› Flat Chat Strata Forum › Rental rants › Rental Agents: Bridges or barriers? › Current Page
24/11/2012 at 9:04 am
#17235
On the basis of my personal experiences with the Rental Agents/Property Managers who oversee the rental of Units in my Plan I too am critical; refer my original post on this topic where I stated that “they’re mostly the ones in the Agency who can’t answer telephones, who keep breaking pens, who can’t settle down, and who can’t sell properties — and so they get the job to manage them as they regularly migrate from one Agency to another“.
I should add to that by observing that most Rental Agents:
- don’t acquaint themselves with the Unit’s fixtures, such as the locations of electrical sub-board or the isolator for the water supply, or the operation of the intercom
- don’t supply incoming tenants with a copy of our Plan’s By-Laws and Special By-Laws or of Fair Trading’s “Strata Living” publication as the Act requires, even though both are “agent downloads” on our website
- don’t inspect Units during tenancies
- encourage badly-behaved tenants to voluntarily end their Agreements early with the quid-pro-quo that the Agent won’t place them on TICA (a bad tenants’ database), and so some other Owner/Landlord inherits them
- seem to select tenants on the basis of a social justice agenda, which is fine I suppose provided the tenant is also a potentially good resident of a strata community
- Have never heard of a S119 Notification, and don’t provide them
- Expect the Owners Corporation to attend to every repair and maintenance issue inside Units (and when I refuse, I’m told “every other strata manager does that”; well I’m not and I don’t).

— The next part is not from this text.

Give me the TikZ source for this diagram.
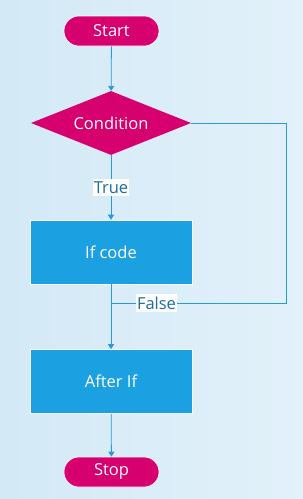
\documentclass[tikz,border=0pt]{standalone}
\usepackage{fontspec}
\setmainfont{Open Sans}
\usetikzlibrary{shapes.geometric,shapes.misc,arrows.meta}
\definecolor{mag}{HTML}{D6006E}
\definecolor{boxblue}{HTML}{1BA1E2}
\definecolor{linec}{HTML}{2A9AD4}
\definecolor{labc}{HTML}{1B6E9E}
\definecolor{bgA}{HTML}{D3E9F6}
\definecolor{bgB}{HTML}{E2F1FA}
\begin{document}
\begin{tikzpicture}[x=1pt,y=-1pt,
  txt/.style={font=\fontsize{16.5}{18}\selectfont},
  term/.style={txt, rounded rectangle, fill=mag, draw=white, line width=0.6pt, minimum width=95pt, minimum height=30pt, inner sep=0pt, text=white},
  cond/.style={txt, diamond, fill=mag, draw=none, aspect=2.5, minimum width=160pt, minimum height=64pt, inner sep=0pt, text=white},
  proc/.style={txt, rectangle, fill=boxblue, draw=white, line width=0.6pt, minimum width=162pt, minimum height=64pt, inner sep=0pt, text=white},
  conn/.style={draw=linec, line width=0.8pt},
  arr/.style={conn, -{Triangle[width=6pt,length=5pt]}},
  lab/.style={txt, fill=white, text=labc, inner xsep=1pt, inner ysep=2.5pt}
]
\shade[left color=bgA, right color=bgB] (0,0) rectangle (303,499);
\useasboundingbox (0,0) rectangle (303,499);
\node[term] (start) at (111.5,31) {Start};
\node[cond] (cond) at (111,123) {Condition};
\node[proc] (ifc) at (111,252) {If code};
\node[proc] (after) at (111,381.5) {After If};
\node[term] (stop) at (111.5,472) {Stop};
\coordinate (r1) at (286,123);
\coordinate (r2) at (286,303);
\coordinate (m) at (111,303);
\draw[arr] (start) -- (cond);
\draw[arr] (cond) -- node[lab, pos=0.5]{True} (ifc);
\draw[arr] (ifc) -- (after);
\draw[conn] (cond.east) -- (r1) -- (r2) -- node[lab, pos=0.74]{False} (m);
\draw[arr] (after) -- (stop);
\end{tikzpicture}
\end{document}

I could go on (and on), but will instead say that the only mitigating circumstance to any of the above could on occasions be the demands of Owner/Landlords for them to get “bums in their beds”.
My original post suggested that Owner/Landlords use an owner-operated Agency where Property Managers are more carefully selected and generally stay around long enough to learn the ropes properly, and under close mentoring by a committed Licensee, but upon reflection I’m even more inclined to Austman’s suggestion that self-management is most definitely the best way to go.
So on balance – with regard to the best interests of both Owner/Landlords and Tenants …… Rental Agents/Property Managers are BARRIERS.